• Input records
## begin

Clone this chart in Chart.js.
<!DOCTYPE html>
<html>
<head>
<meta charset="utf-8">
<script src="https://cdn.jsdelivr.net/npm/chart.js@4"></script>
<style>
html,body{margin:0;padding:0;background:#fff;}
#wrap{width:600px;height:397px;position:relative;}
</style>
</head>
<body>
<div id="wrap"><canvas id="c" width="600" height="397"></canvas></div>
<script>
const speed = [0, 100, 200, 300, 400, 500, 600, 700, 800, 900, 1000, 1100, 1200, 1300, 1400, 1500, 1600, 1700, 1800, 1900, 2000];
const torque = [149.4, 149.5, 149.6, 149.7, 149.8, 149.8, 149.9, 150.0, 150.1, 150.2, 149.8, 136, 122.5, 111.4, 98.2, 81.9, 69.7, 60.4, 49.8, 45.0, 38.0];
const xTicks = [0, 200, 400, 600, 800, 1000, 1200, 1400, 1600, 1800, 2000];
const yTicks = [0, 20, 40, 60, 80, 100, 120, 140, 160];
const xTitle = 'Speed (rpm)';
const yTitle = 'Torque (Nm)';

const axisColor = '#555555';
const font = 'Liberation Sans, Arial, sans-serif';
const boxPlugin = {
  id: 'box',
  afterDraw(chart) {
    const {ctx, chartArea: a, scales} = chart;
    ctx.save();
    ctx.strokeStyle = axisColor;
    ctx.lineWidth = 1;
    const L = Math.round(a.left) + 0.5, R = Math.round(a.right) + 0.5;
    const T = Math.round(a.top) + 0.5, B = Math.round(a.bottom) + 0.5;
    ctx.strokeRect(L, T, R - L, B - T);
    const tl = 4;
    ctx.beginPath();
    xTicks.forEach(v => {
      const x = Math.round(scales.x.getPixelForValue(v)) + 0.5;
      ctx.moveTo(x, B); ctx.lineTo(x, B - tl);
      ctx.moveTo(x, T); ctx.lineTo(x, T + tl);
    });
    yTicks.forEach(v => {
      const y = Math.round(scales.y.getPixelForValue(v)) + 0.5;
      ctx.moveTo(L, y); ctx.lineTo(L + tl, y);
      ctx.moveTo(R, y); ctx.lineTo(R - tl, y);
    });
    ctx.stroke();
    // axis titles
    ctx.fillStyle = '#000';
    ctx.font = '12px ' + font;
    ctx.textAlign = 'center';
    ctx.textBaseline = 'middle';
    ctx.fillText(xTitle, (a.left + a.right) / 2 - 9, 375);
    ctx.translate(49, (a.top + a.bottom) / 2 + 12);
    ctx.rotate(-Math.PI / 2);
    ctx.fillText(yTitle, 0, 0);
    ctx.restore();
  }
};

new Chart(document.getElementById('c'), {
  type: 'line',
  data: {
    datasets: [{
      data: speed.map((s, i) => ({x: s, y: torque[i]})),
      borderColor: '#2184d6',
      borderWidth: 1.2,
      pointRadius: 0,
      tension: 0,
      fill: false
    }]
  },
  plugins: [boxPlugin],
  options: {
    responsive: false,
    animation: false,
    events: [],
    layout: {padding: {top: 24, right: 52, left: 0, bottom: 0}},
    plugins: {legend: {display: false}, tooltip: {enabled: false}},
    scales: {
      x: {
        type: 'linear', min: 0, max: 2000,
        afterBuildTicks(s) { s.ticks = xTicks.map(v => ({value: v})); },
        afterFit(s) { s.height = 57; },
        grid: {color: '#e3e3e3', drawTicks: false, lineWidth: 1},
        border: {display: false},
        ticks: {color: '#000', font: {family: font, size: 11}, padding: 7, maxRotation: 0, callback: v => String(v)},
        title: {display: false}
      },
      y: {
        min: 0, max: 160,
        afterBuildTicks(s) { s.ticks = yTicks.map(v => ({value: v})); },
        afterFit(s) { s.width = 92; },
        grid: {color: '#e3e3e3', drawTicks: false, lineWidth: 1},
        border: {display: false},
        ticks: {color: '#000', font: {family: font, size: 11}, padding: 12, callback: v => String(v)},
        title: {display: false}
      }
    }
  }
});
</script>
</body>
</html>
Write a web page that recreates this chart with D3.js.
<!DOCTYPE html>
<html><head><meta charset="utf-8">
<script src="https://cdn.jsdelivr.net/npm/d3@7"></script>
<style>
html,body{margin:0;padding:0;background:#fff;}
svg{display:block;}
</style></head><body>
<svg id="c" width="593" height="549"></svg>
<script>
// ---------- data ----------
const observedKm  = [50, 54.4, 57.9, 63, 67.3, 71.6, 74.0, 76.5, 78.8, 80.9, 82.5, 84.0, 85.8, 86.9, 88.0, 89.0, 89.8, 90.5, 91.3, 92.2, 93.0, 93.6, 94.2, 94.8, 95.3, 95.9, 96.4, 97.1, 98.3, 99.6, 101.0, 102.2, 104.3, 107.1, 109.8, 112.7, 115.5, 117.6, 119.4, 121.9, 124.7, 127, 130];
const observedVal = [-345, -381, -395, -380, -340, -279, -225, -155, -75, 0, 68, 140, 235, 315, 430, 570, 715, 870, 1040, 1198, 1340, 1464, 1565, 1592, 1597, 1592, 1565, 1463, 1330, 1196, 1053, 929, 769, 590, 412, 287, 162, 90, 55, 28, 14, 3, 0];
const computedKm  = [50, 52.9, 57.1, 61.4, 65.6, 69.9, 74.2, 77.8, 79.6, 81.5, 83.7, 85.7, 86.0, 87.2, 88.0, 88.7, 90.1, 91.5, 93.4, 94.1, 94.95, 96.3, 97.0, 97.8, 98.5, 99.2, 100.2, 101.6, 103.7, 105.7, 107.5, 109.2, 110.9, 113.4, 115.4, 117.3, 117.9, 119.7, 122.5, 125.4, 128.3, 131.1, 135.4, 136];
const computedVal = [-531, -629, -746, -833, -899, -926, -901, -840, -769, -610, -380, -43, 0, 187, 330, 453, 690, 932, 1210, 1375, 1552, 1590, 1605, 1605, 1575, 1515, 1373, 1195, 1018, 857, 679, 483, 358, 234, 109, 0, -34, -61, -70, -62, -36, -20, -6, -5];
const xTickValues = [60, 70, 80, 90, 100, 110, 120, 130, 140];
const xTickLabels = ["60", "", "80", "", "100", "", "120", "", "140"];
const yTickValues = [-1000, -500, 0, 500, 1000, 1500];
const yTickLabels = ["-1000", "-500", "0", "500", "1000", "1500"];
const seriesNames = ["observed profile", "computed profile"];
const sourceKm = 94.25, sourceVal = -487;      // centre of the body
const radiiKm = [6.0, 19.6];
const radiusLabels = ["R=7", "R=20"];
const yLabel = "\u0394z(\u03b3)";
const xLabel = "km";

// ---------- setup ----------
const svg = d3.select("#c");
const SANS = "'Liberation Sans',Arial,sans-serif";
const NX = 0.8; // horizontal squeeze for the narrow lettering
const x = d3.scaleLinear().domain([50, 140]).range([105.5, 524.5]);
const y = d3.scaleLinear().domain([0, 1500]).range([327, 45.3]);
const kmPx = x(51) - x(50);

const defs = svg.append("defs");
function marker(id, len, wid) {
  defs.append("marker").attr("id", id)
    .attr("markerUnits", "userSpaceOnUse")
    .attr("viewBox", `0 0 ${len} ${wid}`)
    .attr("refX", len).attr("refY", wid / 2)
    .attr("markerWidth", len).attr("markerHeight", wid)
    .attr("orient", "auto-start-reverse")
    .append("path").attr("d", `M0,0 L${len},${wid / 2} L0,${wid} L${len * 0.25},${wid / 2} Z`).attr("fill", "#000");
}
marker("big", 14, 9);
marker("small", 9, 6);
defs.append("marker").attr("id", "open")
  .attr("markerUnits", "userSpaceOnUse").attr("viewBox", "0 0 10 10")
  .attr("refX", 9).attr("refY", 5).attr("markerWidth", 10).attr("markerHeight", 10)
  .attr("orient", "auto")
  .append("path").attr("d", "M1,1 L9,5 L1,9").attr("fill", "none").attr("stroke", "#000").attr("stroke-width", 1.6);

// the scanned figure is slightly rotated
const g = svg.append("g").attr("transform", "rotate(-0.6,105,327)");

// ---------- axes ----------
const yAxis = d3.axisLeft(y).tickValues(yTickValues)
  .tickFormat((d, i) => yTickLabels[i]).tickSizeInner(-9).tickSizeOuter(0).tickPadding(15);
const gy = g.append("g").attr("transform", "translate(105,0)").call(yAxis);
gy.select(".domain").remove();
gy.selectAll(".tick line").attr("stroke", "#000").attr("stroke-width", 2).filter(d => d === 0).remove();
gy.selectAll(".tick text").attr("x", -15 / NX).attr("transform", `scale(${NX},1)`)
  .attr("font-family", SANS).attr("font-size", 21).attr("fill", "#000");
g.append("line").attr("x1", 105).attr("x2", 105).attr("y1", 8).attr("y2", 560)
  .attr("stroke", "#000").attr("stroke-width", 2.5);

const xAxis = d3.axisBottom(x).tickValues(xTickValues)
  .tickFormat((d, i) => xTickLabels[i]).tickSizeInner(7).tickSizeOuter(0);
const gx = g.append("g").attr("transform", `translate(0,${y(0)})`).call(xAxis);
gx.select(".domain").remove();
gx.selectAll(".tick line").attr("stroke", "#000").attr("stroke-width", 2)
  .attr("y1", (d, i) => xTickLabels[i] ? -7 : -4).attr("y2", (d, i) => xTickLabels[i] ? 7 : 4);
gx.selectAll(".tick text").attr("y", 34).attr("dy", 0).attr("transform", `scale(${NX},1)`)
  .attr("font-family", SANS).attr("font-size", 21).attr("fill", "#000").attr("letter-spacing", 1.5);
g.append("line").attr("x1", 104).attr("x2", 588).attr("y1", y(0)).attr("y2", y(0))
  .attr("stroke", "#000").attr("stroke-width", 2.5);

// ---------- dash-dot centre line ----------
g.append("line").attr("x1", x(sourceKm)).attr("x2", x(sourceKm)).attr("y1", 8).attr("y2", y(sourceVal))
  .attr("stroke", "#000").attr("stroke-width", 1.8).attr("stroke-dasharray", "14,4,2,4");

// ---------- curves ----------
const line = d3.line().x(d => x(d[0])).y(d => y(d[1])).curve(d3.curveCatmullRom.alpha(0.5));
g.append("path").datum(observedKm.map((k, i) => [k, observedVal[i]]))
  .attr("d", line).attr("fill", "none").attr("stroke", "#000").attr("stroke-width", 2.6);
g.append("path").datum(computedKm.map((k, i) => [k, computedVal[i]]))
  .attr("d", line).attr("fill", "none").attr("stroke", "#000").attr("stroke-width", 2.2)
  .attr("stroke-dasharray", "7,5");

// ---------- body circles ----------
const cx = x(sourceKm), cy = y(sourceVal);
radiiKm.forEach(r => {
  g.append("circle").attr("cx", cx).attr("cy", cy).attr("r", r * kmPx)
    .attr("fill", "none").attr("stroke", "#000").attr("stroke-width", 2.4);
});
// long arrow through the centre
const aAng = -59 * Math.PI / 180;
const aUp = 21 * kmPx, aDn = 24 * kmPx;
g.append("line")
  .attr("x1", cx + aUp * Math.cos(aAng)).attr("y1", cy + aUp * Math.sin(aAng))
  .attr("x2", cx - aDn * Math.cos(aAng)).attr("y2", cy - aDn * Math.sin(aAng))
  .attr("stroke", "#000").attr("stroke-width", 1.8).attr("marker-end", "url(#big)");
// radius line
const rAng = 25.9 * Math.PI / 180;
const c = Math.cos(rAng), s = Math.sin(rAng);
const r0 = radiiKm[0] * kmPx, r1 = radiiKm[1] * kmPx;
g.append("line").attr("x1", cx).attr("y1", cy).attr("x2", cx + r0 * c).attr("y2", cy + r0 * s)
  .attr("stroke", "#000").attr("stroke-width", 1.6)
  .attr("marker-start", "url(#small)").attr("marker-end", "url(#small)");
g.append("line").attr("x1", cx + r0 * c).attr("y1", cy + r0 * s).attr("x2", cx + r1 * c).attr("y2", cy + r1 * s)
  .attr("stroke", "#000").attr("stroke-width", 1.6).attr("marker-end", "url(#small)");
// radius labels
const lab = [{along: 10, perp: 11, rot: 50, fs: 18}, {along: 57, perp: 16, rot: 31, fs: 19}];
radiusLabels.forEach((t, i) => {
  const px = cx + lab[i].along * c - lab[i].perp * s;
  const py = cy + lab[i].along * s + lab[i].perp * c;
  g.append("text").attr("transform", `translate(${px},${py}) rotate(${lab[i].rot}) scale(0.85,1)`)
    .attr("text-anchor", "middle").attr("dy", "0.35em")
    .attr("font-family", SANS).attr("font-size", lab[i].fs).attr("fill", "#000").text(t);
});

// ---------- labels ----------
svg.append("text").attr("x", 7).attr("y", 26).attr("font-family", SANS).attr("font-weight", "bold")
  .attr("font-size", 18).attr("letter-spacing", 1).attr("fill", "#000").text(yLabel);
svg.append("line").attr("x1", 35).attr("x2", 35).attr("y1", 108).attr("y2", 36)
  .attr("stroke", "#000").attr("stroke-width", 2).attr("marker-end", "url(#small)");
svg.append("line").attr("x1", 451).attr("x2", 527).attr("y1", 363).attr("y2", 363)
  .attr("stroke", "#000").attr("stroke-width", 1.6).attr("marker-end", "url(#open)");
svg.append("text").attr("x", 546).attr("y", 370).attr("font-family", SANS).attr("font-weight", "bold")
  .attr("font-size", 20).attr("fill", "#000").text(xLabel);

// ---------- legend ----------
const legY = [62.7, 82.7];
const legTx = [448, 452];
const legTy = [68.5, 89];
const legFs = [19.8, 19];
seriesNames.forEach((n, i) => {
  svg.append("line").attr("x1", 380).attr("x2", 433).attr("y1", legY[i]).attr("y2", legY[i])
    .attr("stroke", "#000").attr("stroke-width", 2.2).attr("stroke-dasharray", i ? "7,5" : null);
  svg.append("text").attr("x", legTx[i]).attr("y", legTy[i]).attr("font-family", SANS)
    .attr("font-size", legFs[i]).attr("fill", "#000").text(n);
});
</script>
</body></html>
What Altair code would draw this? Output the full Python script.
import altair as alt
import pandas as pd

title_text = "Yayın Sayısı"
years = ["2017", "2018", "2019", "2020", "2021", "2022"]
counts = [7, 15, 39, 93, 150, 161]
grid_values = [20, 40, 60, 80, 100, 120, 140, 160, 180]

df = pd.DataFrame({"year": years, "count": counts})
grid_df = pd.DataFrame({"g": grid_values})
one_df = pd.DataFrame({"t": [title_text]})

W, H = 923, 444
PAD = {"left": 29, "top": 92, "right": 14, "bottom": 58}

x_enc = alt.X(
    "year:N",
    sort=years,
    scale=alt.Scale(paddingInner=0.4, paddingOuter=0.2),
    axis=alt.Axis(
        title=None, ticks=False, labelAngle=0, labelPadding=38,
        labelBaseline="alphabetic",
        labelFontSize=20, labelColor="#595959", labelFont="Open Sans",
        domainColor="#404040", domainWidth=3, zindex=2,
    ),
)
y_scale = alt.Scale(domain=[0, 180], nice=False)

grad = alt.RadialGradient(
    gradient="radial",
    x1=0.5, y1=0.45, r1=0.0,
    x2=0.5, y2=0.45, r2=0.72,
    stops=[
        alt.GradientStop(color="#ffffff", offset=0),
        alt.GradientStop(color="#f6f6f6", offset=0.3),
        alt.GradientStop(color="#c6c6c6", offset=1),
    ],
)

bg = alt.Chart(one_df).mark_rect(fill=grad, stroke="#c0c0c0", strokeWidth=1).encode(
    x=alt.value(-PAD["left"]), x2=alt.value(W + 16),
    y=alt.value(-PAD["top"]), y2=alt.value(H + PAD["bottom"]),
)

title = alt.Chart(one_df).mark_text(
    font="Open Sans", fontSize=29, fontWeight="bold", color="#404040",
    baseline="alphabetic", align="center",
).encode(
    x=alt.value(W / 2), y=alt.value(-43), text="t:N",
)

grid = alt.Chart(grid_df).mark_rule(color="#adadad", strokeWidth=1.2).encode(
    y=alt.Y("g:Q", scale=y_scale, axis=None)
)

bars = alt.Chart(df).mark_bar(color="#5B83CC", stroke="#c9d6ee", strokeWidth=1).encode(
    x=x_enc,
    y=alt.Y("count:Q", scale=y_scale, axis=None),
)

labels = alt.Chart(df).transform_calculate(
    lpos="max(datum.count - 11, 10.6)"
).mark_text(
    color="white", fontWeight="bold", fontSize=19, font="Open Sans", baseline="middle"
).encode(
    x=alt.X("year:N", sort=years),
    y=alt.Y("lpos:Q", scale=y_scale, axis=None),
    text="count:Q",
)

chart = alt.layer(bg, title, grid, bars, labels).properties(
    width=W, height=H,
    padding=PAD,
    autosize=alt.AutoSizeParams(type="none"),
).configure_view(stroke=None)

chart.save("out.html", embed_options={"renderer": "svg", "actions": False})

## end

• What the task requires
Restate word for word only the lines running from the beginning of the data to the line holding "const yTitle = 'Torque (Nm)';", both included.

• Solution
Clone this chart in Chart.js.
<!DOCTYPE html>
<html>
<head>
<meta charset="utf-8">
<script src="https://cdn.jsdelivr.net/npm/chart.js@4"></script>
<style>
html,body{margin:0;padding:0;background:#fff;}
#wrap{width:600px;height:397px;position:relative;}
</style>
</head>
<body>
<div id="wrap"><canvas id="c" width="600" height="397"></canvas></div>
<script>
const speed = [0, 100, 200, 300, 400, 500, 600, 700, 800, 900, 1000, 1100, 1200, 1300, 1400, 1500, 1600, 1700, 1800, 1900, 2000];
const torque = [149.4, 149.5, 149.6, 149.7, 149.8, 149.8, 149.9, 150.0, 150.1, 150.2, 149.8, 136, 122.5, 111.4, 98.2, 81.9, 69.7, 60.4, 49.8, 45.0, 38.0];
const xTicks = [0, 200, 400, 600, 800, 1000, 1200, 1400, 1600, 1800, 2000];
const yTicks = [0, 20, 40, 60, 80, 100, 120, 140, 160];
const xTitle = 'Speed (rpm)';
const yTitle = 'Torque (Nm)';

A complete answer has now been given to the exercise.